[Problem details] Retype nothing but the lines from the start of the material up to and including the line with "const yR = d3.scaleLinear().domain([1, 10]).range([B, T]);". Pictures don't belong in the copy.

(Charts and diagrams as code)

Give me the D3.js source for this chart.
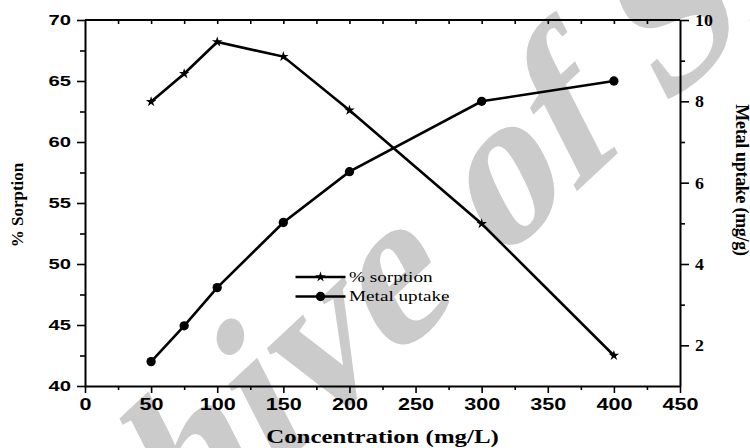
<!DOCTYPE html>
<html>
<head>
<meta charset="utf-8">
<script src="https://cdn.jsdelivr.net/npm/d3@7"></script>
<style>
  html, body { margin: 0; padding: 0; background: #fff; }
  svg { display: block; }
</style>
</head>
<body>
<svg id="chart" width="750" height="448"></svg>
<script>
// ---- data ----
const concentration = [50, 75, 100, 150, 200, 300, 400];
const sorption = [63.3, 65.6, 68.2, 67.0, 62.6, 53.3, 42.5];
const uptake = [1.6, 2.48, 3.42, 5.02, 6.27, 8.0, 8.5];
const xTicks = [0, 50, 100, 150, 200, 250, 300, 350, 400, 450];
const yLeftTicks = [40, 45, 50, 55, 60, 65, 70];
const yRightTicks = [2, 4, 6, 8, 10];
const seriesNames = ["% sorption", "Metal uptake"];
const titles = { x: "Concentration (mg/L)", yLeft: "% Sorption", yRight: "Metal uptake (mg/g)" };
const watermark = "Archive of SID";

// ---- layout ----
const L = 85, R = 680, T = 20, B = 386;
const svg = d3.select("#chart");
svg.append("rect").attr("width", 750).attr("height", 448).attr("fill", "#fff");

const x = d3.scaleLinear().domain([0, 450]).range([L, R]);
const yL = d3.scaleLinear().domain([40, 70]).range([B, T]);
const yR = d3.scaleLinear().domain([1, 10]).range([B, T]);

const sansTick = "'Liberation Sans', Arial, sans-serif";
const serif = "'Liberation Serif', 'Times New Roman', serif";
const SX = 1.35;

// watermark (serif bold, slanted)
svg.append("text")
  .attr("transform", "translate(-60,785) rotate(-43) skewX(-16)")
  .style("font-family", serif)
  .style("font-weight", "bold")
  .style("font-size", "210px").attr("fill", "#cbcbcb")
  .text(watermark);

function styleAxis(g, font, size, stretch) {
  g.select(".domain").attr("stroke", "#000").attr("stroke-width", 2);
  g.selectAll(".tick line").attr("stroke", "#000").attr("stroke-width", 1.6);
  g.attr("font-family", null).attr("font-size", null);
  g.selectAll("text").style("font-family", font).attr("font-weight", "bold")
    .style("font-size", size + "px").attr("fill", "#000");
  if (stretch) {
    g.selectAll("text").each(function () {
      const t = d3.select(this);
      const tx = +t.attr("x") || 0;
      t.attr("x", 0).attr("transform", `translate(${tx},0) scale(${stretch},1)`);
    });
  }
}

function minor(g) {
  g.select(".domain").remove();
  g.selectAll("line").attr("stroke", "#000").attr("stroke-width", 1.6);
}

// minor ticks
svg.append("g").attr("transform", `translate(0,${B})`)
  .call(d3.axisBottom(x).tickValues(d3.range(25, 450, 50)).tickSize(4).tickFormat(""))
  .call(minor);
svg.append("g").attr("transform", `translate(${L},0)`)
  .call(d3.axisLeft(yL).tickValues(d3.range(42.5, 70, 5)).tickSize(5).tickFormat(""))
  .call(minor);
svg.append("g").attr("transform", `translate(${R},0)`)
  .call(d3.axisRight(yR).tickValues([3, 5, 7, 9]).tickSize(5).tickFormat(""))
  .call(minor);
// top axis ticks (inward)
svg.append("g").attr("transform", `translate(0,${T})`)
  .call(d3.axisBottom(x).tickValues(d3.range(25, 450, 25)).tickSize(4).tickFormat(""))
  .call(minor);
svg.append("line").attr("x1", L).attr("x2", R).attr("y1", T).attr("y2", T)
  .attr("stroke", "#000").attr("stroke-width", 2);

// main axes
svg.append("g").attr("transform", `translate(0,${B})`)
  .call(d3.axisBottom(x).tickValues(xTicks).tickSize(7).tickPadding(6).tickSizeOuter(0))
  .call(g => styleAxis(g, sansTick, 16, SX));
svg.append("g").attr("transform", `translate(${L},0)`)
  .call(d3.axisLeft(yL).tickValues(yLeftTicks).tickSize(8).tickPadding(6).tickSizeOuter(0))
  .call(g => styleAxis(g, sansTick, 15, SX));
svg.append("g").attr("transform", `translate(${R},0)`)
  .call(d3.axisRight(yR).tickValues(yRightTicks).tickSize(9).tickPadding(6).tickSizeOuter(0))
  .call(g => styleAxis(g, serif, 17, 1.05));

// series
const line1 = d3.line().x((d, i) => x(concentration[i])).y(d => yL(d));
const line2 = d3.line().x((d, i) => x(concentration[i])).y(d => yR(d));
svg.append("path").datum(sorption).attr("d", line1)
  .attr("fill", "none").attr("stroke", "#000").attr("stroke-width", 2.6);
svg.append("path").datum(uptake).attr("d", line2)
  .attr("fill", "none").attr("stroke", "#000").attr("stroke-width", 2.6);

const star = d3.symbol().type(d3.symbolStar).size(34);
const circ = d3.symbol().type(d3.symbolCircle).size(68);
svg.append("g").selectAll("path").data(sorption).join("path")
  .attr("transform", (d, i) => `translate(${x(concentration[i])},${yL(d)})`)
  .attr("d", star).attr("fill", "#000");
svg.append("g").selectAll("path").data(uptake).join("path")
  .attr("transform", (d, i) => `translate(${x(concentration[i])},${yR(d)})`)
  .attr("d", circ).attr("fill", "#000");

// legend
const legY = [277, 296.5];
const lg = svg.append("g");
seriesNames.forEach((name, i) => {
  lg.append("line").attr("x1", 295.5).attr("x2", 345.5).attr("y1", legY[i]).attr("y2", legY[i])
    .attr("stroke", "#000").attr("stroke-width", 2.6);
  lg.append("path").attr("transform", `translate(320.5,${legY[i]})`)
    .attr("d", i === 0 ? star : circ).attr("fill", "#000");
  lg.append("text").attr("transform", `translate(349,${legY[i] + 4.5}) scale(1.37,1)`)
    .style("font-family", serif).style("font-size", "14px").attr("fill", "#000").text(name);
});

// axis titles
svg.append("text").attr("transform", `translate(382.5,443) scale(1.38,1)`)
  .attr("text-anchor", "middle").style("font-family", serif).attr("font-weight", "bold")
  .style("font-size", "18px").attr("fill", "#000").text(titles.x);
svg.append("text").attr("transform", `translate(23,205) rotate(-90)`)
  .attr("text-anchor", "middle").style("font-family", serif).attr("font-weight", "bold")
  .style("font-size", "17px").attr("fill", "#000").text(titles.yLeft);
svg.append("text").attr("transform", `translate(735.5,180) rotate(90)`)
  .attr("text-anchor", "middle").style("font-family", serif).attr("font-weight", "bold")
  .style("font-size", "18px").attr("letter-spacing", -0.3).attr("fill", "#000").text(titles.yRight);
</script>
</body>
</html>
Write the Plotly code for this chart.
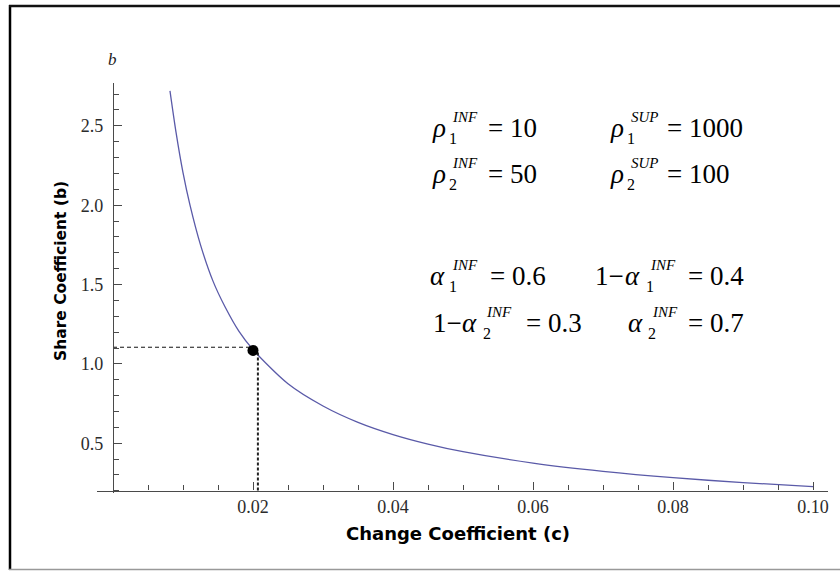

[Written answer]
Give me the D3.js source for this chart.
<!DOCTYPE html>
<html>
<head>
<meta charset="utf-8">
<script src="https://cdn.jsdelivr.net/npm/d3@7"></script>
<style>
  html, body { margin: 0; padding: 0; background: #fff; }
  svg { display: block; }
</style>
</head>
<body>
<svg id="chart" width="750" height="448"></svg>
<script>
// ---- data ----
const concentration = [50, 75, 100, 150, 200, 300, 400];
const sorption = [63.3, 65.6, 68.2, 67.0, 62.6, 53.3, 42.5];
const uptake = [1.6, 2.48, 3.42, 5.02, 6.27, 8.0, 8.5];
const xTicks = [0, 50, 100, 150, 200, 250, 300, 350, 400, 450];
const yLeftTicks = [40, 45, 50, 55, 60, 65, 70];
const yRightTicks = [2, 4, 6, 8, 10];
const seriesNames = ["% sorption", "Metal uptake"];
const titles = { x: "Concentration (mg/L)", yLeft: "% Sorption", yRight: "Metal uptake (mg/g)" };
const watermark = "Archive of SID";

// ---- layout ----
const L = 85, R = 680, T = 20, B = 386;
const svg = d3.select("#chart");
svg.append("rect").attr("width", 750).attr("height", 448).attr("fill", "#fff");

const x = d3.scaleLinear().domain([0, 450]).range([L, R]);
const yL = d3.scaleLinear().domain([40, 70]).range([B, T]);
const yR = d3.scaleLinear().domain([1, 10]).range([B, T]);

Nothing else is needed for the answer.